Silence. Oh Jesus this is embarrassing, I thought.
And then, I’m not kidding, the whole audience rose to their feet, clapping and cheering. They began cheering my name too, while hundreds of women came running up to the stage – it was really crazy, almost unreal.
I did it! What started out a disaster turned into one of the best speeches of my life. It was unreal, something like 1,000 people paid to have their picture taken with me. I swear I thought the queue would never end.
Looking back, I have to say that dropping those papers was the best thing that could have happened to me. I was so deep in the shit that I had to fight my way out of it.

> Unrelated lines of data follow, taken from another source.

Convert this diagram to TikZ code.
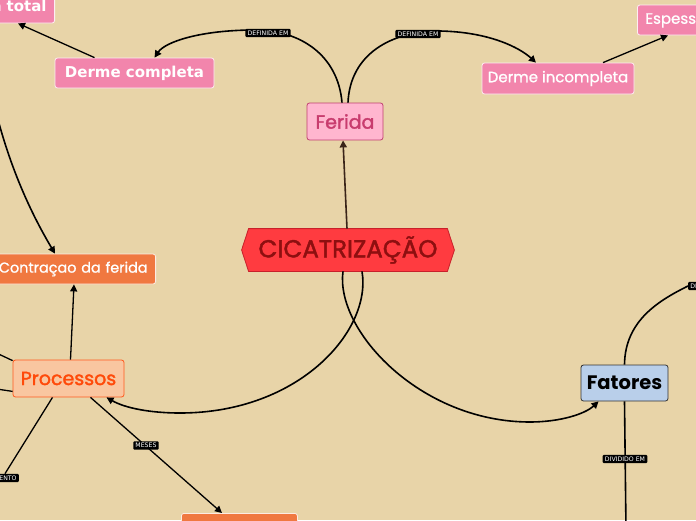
\documentclass[tikz,border=0pt]{standalone}
\usepackage{fontspec}
\setmainfont{Poppins}
\newfontfamily\pmed{Poppins}[FakeBold=1.0]
\newfontfamily\psemi{Poppins}[FakeBold=1.8]
\newfontfamily\dvs{DejaVu Sans}
\usetikzlibrary{arrows.meta}
\definecolor{bg}{HTML}{E8D4A8}
\definecolor{pinkA}{HTML}{F285AC}
\definecolor{pinkB}{HTML}{FFB6CF}
\definecolor{pinkBd}{HTML}{C04070}
\definecolor{pinkBt}{HTML}{C83C6E}
\definecolor{redA}{HTML}{FF3B40}
\definecolor{redBd}{HTML}{C8202A}
\definecolor{redT}{HTML}{8E0F10}
\definecolor{orA}{HTML}{F07840}
\definecolor{orB}{HTML}{F9C6A0}
\definecolor{orBd}{HTML}{FF5A1E}
\definecolor{orT}{HTML}{FF4A0A}
\definecolor{blA}{HTML}{B9CFEA}
\definecolor{brn}{HTML}{3A2418}
\tikzset{
  box/.style={rounded corners=2.5pt, inner sep=0pt, line width=0.8pt, align=center},
  pinkbox/.style={box, fill=pinkA, draw=white!85!pinkA, text=white},
  orbox/.style={box, fill=orA, draw=white!85!orA, text=white},
  lbl/.style={fill=black, rounded corners=1pt, text=white, inner xsep=2.2pt, inner ysep=1.8pt, font=\dvs\fontsize{6.2}{7}\selectfont},
  conn/.style={line width=1.6pt, black},
  thin/.style={line width=1.3pt, black},
  tip/.style={-{Triangle[length=7pt,width=7pt]}}
}
\begin{document}
\begin{tikzpicture}[x=1pt,y=-1pt]
\fill[bg] (0,0) rectangle (696,520);
\useasboundingbox (0,0) rectangle (696,520);

% nodes
\node[pinkbox, anchor=east, text width=161pt, align=right, minimum height=31pt, font=\dvs\bfseries\fontsize{15}{18}\selectfont] (tot) at (55,7.5) {Espessura total\hspace*{8pt}};
\node[pinkbox, minimum width=159pt, minimum height=30pt, font=\dvs\bfseries\fontsize{15}{18}\selectfont] (dc) at (134.5,73) {Derme completa};
\node[pinkbox, minimum width=152pt, minimum height=31pt, font=\pmed\fontsize{15}{18}\selectfont] (di) at (558,78.5) {Derme incompleta};
\node[pinkbox, anchor=west, text width=160pt, align=left, minimum height=30pt, font=\pmed\fontsize{15}{18}\selectfont] (esp) at (637,20) {\hspace*{8pt}Espessura parcial};
\node[box, fill=pinkB, draw=pinkBd, text=pinkBt, minimum width=76pt, minimum height=37pt, font=\psemi\fontsize{19}{22}\selectfont] (fer) at (345,121.5) {Ferida};
\node[box, minimum width=212pt, minimum height=42pt] (cic) at (348,250) {};
\node[orbox, anchor=east, text width=175pt, align=right, minimum height=30pt, font=\pmed\fontsize{14.4}{18}\selectfont] (con) at (156,269) {Contraçao da ferida\hspace*{8pt}};
\node[box, fill=orB, draw=orBd, text=orT, minimum width=111pt, minimum height=37pt, font=\psemi\fontsize{19}{22}\selectfont] (pro) at (68.5,378.5) {Processos};
\node[box, fill=blA, draw=black!80, text=black, minimum width=87pt, minimum height=36pt, font=\bfseries\fontsize{19.5}{22}\selectfont] (fat) at (624.5,383) {Fatores};
\node[orbox, anchor=north west, minimum width=116pt, minimum height=30pt] (bot) at (181,513) {};

% hexagon for CICATRIZACAO
\path[fill=redA, draw=redBd, line width=0.8pt]
  ([xshift=7pt]cic.north west) -- ([xshift=-7pt]cic.north east) -- (cic.east)
  -- ([xshift=-7pt]cic.south east) -- ([xshift=7pt]cic.south west) -- (cic.west) -- cycle;
\node[text=redT, font=\psemi\fontsize{24.5}{28}\selectfont] (cict) at (cic) {CICATRIZAÇÃO};

\coordinate (tl) at (-4,112);
\coordinate (pl1) at (-10,350);
\coordinate (pl2) at (-10,388);
\coordinate (fb) at (626,530);

% connectors
\draw[conn, tip] ([xshift=-3pt]fer.north) .. controls (338,55) and (300,30) .. (255,30)
   .. controls (200,30) and (165,42) .. ([xshift=20pt]dc.north);
\draw[conn, tip] ([xshift=3pt]fer.north) .. controls (350,55) and (390,31) .. (440,31)
   .. controls (490,32) and (520,48) .. ([xshift=-22pt]di.north);
\node[lbl] (l1) at (268,33) {DEFINIDA EM};
\node[lbl] (l2) at (418,34) {DEFINIDA EM};

\draw[thin, tip] ([xshift=-40pt]dc.north) -- ([xshift=-37pt]tot.south east);
\draw[thin, tip] ([xshift=45pt]di.north) -- ([xshift=31pt]esp.south west);
\draw[line width=1.6pt, brn, tip] ([xshift=-1pt]cic.north) -- ([xshift=-2pt]fer.south);

\draw[conn, tip] ([xshift=14pt]cic.south) .. controls (372,330) and (300,413) .. (180,413)
   .. controls (150,413) and (125,408) .. ([xshift=38pt]pro.south);
\draw[conn, tip] ([xshift=-5pt]cic.south) .. controls (335,330) and (420,422) .. (530,422)
   .. controls (560,422) and (585,414) .. ([xshift=-26pt]fat.south);

\draw[thin, tip] ([xshift=2pt]pro.north) -- ([xshift=-82pt]con.south east);
\draw[conn, tip] (tl) .. controls (12,175) and (35,220) .. ([xshift=-101pt]con.north east);
\draw[thin] ([yshift=-1pt]pro.north west) -- (pl1);
\draw[thin] ([yshift=6pt]pro.south west) -- (pl2);
\node[lbl, anchor=east] (l4) at (19,478) {MOMENTO};
\draw[thin] ([xshift=-16pt]pro.south) -- ([xshift=-14pt]l4.north east);
\draw[thin, tip] ([xshift=22pt]pro.south) -- ([xshift=41pt]bot.north west);
\node[lbl] (l3) at (146,445.5) {MESES};

\node[lbl, anchor=west] (l6) at (688,286) {DIVIDIDO EM};
\draw[conn] (fat.north) .. controls (625,320) and (660,300) .. (l6.west);
\draw[conn] (fat.south) -- (fb);
\node[lbl] (l5) at (625,459) {DIVIDIDO EM};
\end{tikzpicture}
\end{document}
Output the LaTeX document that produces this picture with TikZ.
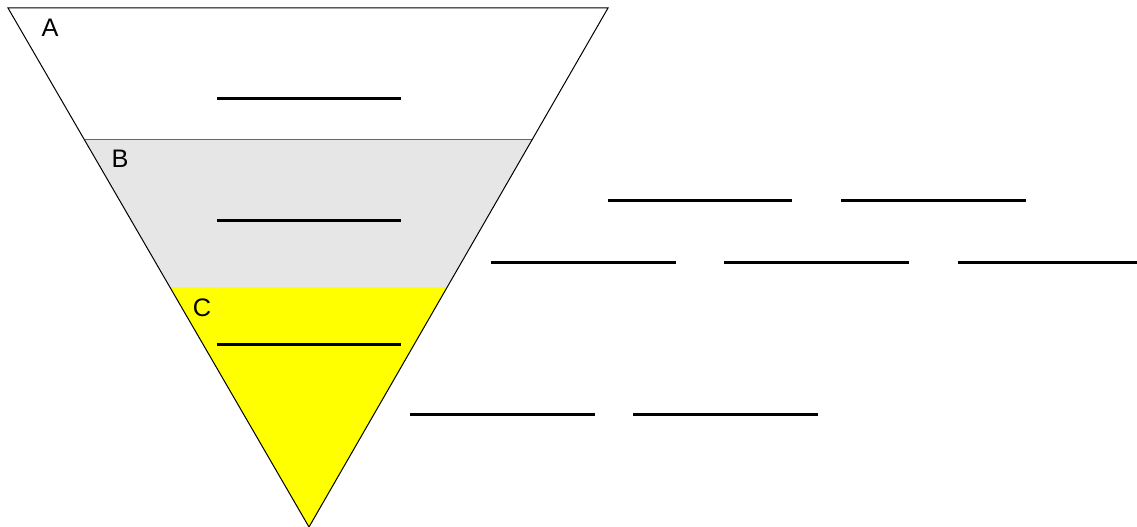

I always perform best when I’m in trouble, when I’m under the most amounts of stress and pressure.
Dropping those papers forced me to tell my story straight from the heart, to give an honest account of how I have got to where I am today – my fight to the top.
After the event, we all went to a restaurant to celebrate.
Back when I was growing up, mum and dad used to get so excited when a new film of Al Pacino’s came out.
Bleep bleep.
It was a text message from my mum:
‘You better come home with Al Pacino’s autograph or I’m not watching your kids again,’ she threatened. It made me laugh, as it was almost identical to what she had said when I’d had high tea with Prince Charles.
That was my cue – I approached Al Pacino.
‘Al, my mum’s at home watching my kids, could you sign this for her?’ I smiled.
‘Yeah, sure,’ he said in his gravelly American voice. He was really friendly and down to earth for a Hollywood superstar.
I love Al Pacino’s films,
The Godfather
and all the rest of them, but Stallone’s
Rocky
was one of my all-time favourite movies. It was an inspiration for me, in terms of training and determination to win. I’ve never forgotten that movie. I was too embarrassed to say any of that when I met Stallone afterwards though.